Here is how we split the file and how it works:
private void SplitFile() {
ImportXMLDoc(false);
nodePathDic.Clear();
if (string.IsNullOrEmpty(filePath)) {
MessageBox.Show("Select XML File to split");
return;
}
FileInfo fi = new FileInfo(filePath);
double origFileSize = (double)fi.Length;
numOfNewFiles = Math.Ceiling(origFileSize / maxFileSplitSize);
string filePart = Application.StartupPath + "/" + fi.Name +
".part1" + fi.Extension;
int fileCnt = 1;
long writeFilePosition = 0;
using (StreamReader sr = new StreamReader(filePath, Encoding.UTF8)) {
int pos = 0;
filePart = Application.StartupPath + "/" + fi.Name +
".part" + fileCnt + fi.Extension;
StreamWriter sw = new StreamWriter(filePart, false);
Regex rx = new Regex(@"<", RegexOptions.Compiled |
RegexOptions.IgnoreCase);
string nodeName = string.Empty;
do {
string line = sr.ReadLine();
pos += Encoding.UTF8.GetByteCount(line) + 2;
MatchCollection m = rx.Matches(line);
foreach (Match mt in m) {
nodeName = line.Split(' ').Length == 0 ?
line.Substring(1, line.LastIndexOf('>') - 1) :
line.Split(new char[] { ' ' },
StringSplitOptions.RemoveEmptyEntries)[0];
if (!nodeName.Contains("?xml") &&
!nodePathDic.ContainsKey(pos + mt.Index)) {
nodePathDic.Add(pos + mt.Index, nodeName);
}
break;
}
sw.WriteLine(line);
sw.Flush();
writeFilePosition = sw.BaseStream.Position;
if (pos > maxFileSplitSize * fileCnt) {
int lastNodeStartPosition = 0;
string lastNodeName = string.Empty;
string ln = string.Empty;
string completeLastNode = GetLastNode(filePath,
out lastNodeStartPosition, out lastNodeName);
do {
ln = sr.ReadLine();
if (ln == null)
break;
pos += Encoding.UTF8.GetByteCount(ln) + 2;
} while (!ln.Contains(lastNodeName));
long swPosition = (writeFilePosition -
(nodePathDic.Keys[nodePathDic.Count - 1] -
lastNodeStartPosition)) + 2;
sw.BaseStream.Position = swPosition >= 0 ? swPosition : 0;
sw.Write("\n");
sw.WriteLine("<!-- End of " + Application.StartupPath + "/" +
fi.Name + ".part" + fileCnt + fi.Extension + ". " +
fileCnt + " out of " + numOfNewFiles + " -->");
sw.WriteLine(completeLastNode + "\n\n");
sw.WriteLine(nodePathDic.Values[0].Replace("<", "</"));
filePart = Application.StartupPath + "/" + fi.Name +
".part" + (++fileCnt) + fi.Extension;
sw.Flush();
sw.Close();
sw = new StreamWriter(filePart, false);
sw.WriteLine(nodePathDic.Values[0]);
sw.WriteLine("<!-- Start of " + Application.StartupPath + "/" +
fi.Name + ".part" + fileCnt + fi.Extension + ". " +
fileCnt + " out of " + numOfNewFiles + " -->");
sw.Flush();
}
} while (!sr.EndOfStream);
sw.Flush();
sw.Close();
sr.Close();
sw.Close();
}
}

At the end of the run, you should have the files included in a Zip file.

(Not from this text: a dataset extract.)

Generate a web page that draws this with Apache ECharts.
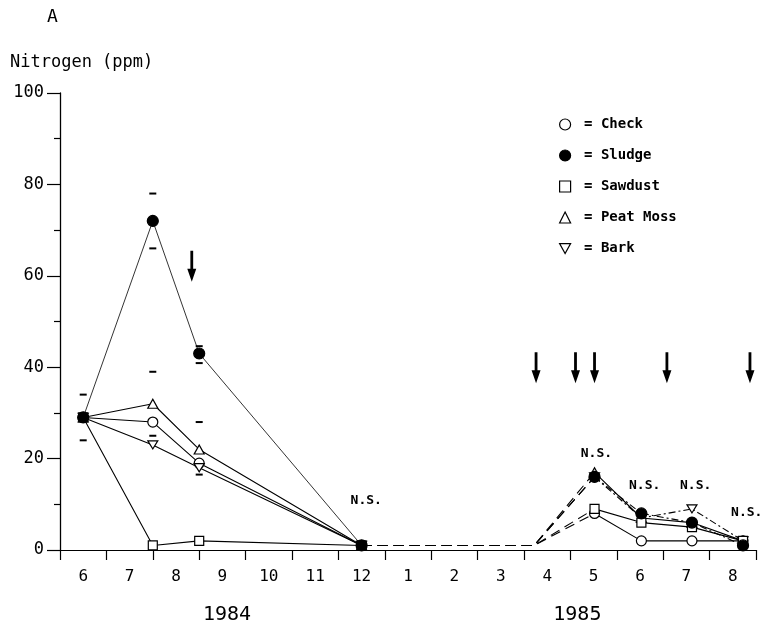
<!DOCTYPE html>
<html><head><meta charset="utf-8">
<script src="https://cdn.jsdelivr.net/npm/echarts@6/dist/echarts.min.js"></script>
<style>html,body{margin:0;padding:0;background:#fff}#c{width:767px;height:634px}</style>
</head><body><div id="c"></div>
<script>
// ---- data ----
const monthLabels = ['6','7','8','9','10','11','12','1','2','3','4','5','6','7','8'];
const yearLabels = ['1984', '1985'];
const yearPos = [3.6, 11.15];
const treatments = ['Check', 'Sludge', 'Sawdust', 'Peat Moss', 'Bark'];
// sampling times (months since start of June 1984)
const t1984 = [0.5, 2.0, 3.0, 6.5];
const t1985 = [11.52, 12.53, 13.62, 14.72];
const gapT = 10.22;
const gapV = 1;
const check84 = [29, 28, 19, 1];
const sludge84 = [29, 72, 43, 1];
const sawdust84 = [29, 1, 2, 1];
const peat84 = [29, 32, 22, 1];
const bark84 = [29, 23, 18, 1];
const check85 = [8, 2, 2, 2];
const sludge85 = [16, 8, 6, 1];
const sawdust85 = [9, 6, 5, 2];
const peat85 = [17, 7, 6, 2];
const bark85 = [16, 7, 9, 2];
// short LSD dashes
const errT = [0.5, 0.5, 2, 2, 2, 2, 3, 3, 3, 3];
const errV = [34, 24, 78, 66, 39, 25, 44.6, 40.9, 28, 16.5];
// application arrows (tip positions)
const arrowT = [2.84, 10.26, 11.11, 11.52, 13.08, 14.87];
const arrowV = [58.7, 36.5, 36.5, 36.5, 36.5, 36.5];
// N.S. annotations
const nsT = [6.6, 11.56, 12.6, 13.7, 14.8];
const nsV = [10.9, 21, 14, 14, 8.2];

// ---- chart ----
const FONT = 'DejaVu Sans Mono';
const chart = echarts.init(document.getElementById('c'), null, {renderer: 'canvas'});
const INV_TRI = 'path://M0,0 L10,0 L5,9 Z';
const styles = {
  'Check':     {symbol: 'circle', size: 10, fill: '#fff', z: 3},
  'Sludge':    {symbol: 'circle', size: 11, fill: '#000', z: 6},
  'Sawdust':   {symbol: 'rect', size: 9, fill: '#fff', z: 4},
  'Peat Moss': {symbol: 'triangle', size: [10, 9], fill: '#fff', z: 3},
  'Bark':      {symbol: INV_TRI, size: [10, 9], fill: '#fff', z: 3}
};
const v84 = {'Check': check84, 'Sludge': sludge84, 'Sawdust': sawdust84, 'Peat Moss': peat84, 'Bark': bark84};
const v85 = {'Check': check85, 'Sludge': sludge85, 'Sawdust': sawdust85, 'Peat Moss': peat85, 'Bark': bark85};
const lineType85 = {'Check': 'solid', 'Sludge': [7, 3, 2, 3], 'Sawdust': 'solid', 'Peat Moss': 'solid', 'Bark': [7, 3, 2, 3]};

const series = [];
treatments.forEach(name => {
  const st = styles[name];
  const a = v84[name], b = v85[name];
  const common = {
    name, type: 'line', xAxisIndex: 1, yAxisIndex: 0,
    symbol: st.symbol, symbolSize: st.size, symbolKeepAspect: true,
    itemStyle: {color: st.fill, borderColor: '#000', borderWidth: 1.2},
    emphasis: {disabled: true}, silent: true, z: st.z
  };
  series.push(Object.assign({}, common, {
    data: t1984.map((t, i) => [t, a[i]]),
    lineStyle: {color: '#000', width: name === 'Sludge' ? 0.8 : 1.1}
  }));
  series.push({
    name, type: 'line', xAxisIndex: 1, symbol: 'none', silent: true, z: 2,
    data: [[t1984[3], a[3]], [gapT, gapV], [t1985[0], b[0]]],
    lineStyle: {color: '#000', width: 1.1, type: [10, 6]}
  });
  series.push(Object.assign({}, common, {
    data: t1985.map((t, i) => [t, b[i]]),
    lineStyle: {color: '#000', width: 1.1, type: lineType85[name]}
  }));
});
series.push({
  type: 'scatter', xAxisIndex: 1, silent: true, z: 7,
  symbol: 'rect', symbolSize: [7, 2],
  itemStyle: {color: '#000', opacity: 1},
  data: errT.map((t, i) => [t, errV[i]])
});
series.push({
  type: 'scatter', xAxisIndex: 1, silent: true, z: 7,
  symbol: 'path://M3.1,0 L5.9,0 L5.9,18 L9,18 L4.5,31 L0,18 L3.1,18 Z',
  symbolSize: [9, 31], symbolOffset: [0, -15.5], symbolKeepAspect: false,
  itemStyle: {color: '#000', opacity: 1},
  data: arrowT.map((t, i) => [t, arrowV[i]])
});
series.push({
  type: 'scatter', xAxisIndex: 1, silent: true, z: 7,
  symbolSize: 1, itemStyle: {color: 'rgba(0,0,0,0)', opacity: 1},
  label: {show: true, position: 'inside', formatter: 'N.S.', color: '#000', opacity: 1,
          fontFamily: FONT, fontSize: 13, fontWeight: 'bold'},
  data: nsT.map((t, i) => [t, nsV[i]])
});

const option = {
  animation: false,
  backgroundColor: '#fff',
  grid: {left: 60, right: 11, top: 93, bottom: 84, containLabel: false},
  legend: {
    orient: 'vertical', left: 554, top: 111,
    itemWidth: 11, itemHeight: 11, itemGap: 14,
    selectedMode: false,
    data: [
      {name: 'Check', icon: 'circle'},
      {name: 'Sludge', icon: 'circle'},
      {name: 'Sawdust', icon: 'rect'},
      {name: 'Peat Moss', icon: 'triangle'},
      {name: 'Bark', icon: INV_TRI}
    ],
    itemStyle: {borderWidth: 1.2},
    formatter: n => ' = ' + n,
    textStyle: {fontFamily: FONT, fontSize: 14, lineHeight: 17, color: '#000', fontWeight: 'bold'}
  },
  xAxis: [
    {
      type: 'category', data: monthLabels, boundaryGap: true, position: 'bottom',
      axisLine: {lineStyle: {color: '#000', width: 1.2}},
      axisTick: {show: true, length: 10, alignWithLabel: false, lineStyle: {color: '#000', width: 1.2}},
      axisLabel: {fontFamily: FONT, fontSize: 16, color: '#000', margin: 19, interval: 0},
      splitLine: {show: false}
    },
    {type: 'value', min: 0, max: 15, show: false}
  ],
  yAxis: {
    type: 'value', min: 0, max: 100, interval: 20,
    axisLine: {show: true, lineStyle: {color: '#000', width: 1.3}},
    axisTick: {show: true, length: 13, lineStyle: {color: '#000', width: 1.2}},
    minorTick: {show: true, splitNumber: 2, length: 6, lineStyle: {color: '#000', width: 1.2}},
    axisLabel: {fontFamily: FONT, fontSize: 17, color: '#000', margin: 16},
    splitLine: {show: false}
  },
  series
};
chart.setOption(option);

const graphics = [
  {type: 'text', left: 47, top: 8, style: {text: 'A', font: '18px "DejaVu Sans Mono"', fill: '#000'}},
  {type: 'text', left: 10, top: 54, style: {text: 'Nitrogen (ppm)', font: '17px "DejaVu Sans Mono"', fill: '#000'}}
];
yearLabels.forEach((y, i) => {
  const px = chart.convertToPixel({xAxisIndex: 1}, yearPos[i]);
  graphics.push({type: 'text', x: px, y: 615, style: {text: y, font: '20px "DejaVu Sans Mono"', fill: '#000', align: 'center', verticalAlign: 'middle'}});
});
chart.setOption({graphic: graphics});
</script></body></html>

Let’s take a look at the output of this process:
At the end of each file, note the “<!—End of…." comment line and the complete last node. I added this for a visual effect. I can use it later to join the documents together (that would be in my next article).

The next file will start where the last file ended.

Note
Root nodes are at the beginning and at the end of each document. The output XML file should be good to be used in an XML DOM or a tool like XMLSpy.
Enjoy. If you have any questions, post them here or send me an email.
History
- Created on November 20, 2008.
- Jan 09, 2011: I've changed the logic of how to end the file nodes and start new file nodes. This is a more robust version and based on .NET 4.0 and includes xsd.exe to generate the XML file schema.